Transformer^-1: Input-Adaptive Computation for Resource-Constrained Deployment
Lumen AI, Tengzhou No. 1 Middle School, Shihao Ji, Zihui Song, Fucheng Zhong, Jisen Jia, Zhaobo Wu, Zheyi Cao, Xu Tianhao
TL;DR
This work tackles resource waste from fixed-depth Transformers on resource-constrained devices by introducing a dynamic-depth Transformer inverse that adaptively allocates computation per input. It combines a complexity predictor and a reinforcement-learning policy to select computation paths, and provides a theoretical bound on dynamic computation alongside engineering solutions like layer folding and CUDA Graph pre-compilation to enable practical deployment. The approach yields substantial FLOPs and memory reductions with negligible accuracy loss on ImageNet-1K and shows generalization to NLP tasks and edge devices, demonstrating real-world applicability. Overall, Transformer inverse advances resource-efficient deep learning by enabling input-aware computation with strong empirical gains and practical deployment viability.
Abstract
Addressing the resource waste caused by fixed computation paradigms in deep learning models under dynamic scenarios, this paper proposes a Transformer$^{-1}$ architecture based on the principle of deep adaptivity.
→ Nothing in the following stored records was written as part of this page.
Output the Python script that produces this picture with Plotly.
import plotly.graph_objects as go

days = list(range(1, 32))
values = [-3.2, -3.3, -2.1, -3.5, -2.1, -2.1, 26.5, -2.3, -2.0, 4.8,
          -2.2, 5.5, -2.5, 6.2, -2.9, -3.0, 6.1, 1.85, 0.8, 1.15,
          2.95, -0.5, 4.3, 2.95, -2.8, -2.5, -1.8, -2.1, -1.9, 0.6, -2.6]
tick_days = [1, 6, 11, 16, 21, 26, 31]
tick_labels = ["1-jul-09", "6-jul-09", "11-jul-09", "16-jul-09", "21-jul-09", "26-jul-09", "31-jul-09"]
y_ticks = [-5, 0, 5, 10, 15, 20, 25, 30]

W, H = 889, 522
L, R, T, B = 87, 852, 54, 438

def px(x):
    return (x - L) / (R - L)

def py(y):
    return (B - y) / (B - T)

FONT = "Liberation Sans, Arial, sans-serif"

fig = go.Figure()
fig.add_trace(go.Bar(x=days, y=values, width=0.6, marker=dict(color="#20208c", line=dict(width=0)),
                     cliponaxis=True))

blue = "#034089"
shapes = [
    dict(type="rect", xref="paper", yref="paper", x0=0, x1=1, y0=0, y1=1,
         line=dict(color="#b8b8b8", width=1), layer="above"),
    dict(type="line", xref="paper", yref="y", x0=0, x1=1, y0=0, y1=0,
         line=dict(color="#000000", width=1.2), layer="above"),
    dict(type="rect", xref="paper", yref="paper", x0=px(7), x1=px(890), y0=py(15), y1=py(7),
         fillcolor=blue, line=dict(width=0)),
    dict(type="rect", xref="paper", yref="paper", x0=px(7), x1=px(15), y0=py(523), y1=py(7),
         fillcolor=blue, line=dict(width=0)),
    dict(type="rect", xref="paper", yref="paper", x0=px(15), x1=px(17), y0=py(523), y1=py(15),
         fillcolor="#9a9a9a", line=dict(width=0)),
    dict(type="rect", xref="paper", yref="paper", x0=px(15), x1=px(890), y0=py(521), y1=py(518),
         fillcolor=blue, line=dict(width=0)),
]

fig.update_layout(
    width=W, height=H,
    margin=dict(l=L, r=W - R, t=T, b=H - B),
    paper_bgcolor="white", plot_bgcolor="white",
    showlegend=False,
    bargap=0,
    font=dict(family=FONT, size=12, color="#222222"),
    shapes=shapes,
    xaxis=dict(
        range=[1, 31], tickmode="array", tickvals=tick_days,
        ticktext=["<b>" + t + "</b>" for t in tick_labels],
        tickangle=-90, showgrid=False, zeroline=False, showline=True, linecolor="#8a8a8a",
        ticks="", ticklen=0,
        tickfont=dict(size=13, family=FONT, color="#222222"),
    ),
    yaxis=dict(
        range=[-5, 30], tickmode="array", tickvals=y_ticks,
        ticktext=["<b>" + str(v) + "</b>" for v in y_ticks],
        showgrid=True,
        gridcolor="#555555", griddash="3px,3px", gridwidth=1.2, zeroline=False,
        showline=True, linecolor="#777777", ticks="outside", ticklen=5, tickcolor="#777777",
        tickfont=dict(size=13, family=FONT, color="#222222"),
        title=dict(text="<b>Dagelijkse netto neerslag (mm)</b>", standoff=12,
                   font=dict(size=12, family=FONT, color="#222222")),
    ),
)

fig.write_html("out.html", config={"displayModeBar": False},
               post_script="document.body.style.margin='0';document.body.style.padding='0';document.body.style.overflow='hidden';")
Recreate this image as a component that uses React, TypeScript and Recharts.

This architecture achieves dynamic matching between input features and computational resources by establishing a joint optimization model for complexity and computation. Our core contributions include: (1) designing a two-layer control mechanism, composed of a complexity predictor and a reinforcement learning policy network, enabling end-to-end optimization of computation paths; (2) deriving a lower bound theory for dynamic computation, proving the system's theoretical reach to optimal efficiency; and (3) proposing a layer folding technique and a CUDA Graph pre-compilation scheme, overcoming the engineering bottlenecks of dynamic architectures. In the ImageNet-1K benchmark test, our method reduces FLOPs by 42.7\% and peak memory usage by 34.1\% compared to the standard Transformer, while maintaining comparable accuracy ($\pm$0.3\%). Furthermore, we conducted practical deployment on the Jetson AGX Xavier platform, verifying the effectiveness and practical value of this method in resource-constrained environments. To further validate the generality of the method, we also conducted experiments on several natural language processing tasks and achieved significant improvements in resource efficiency.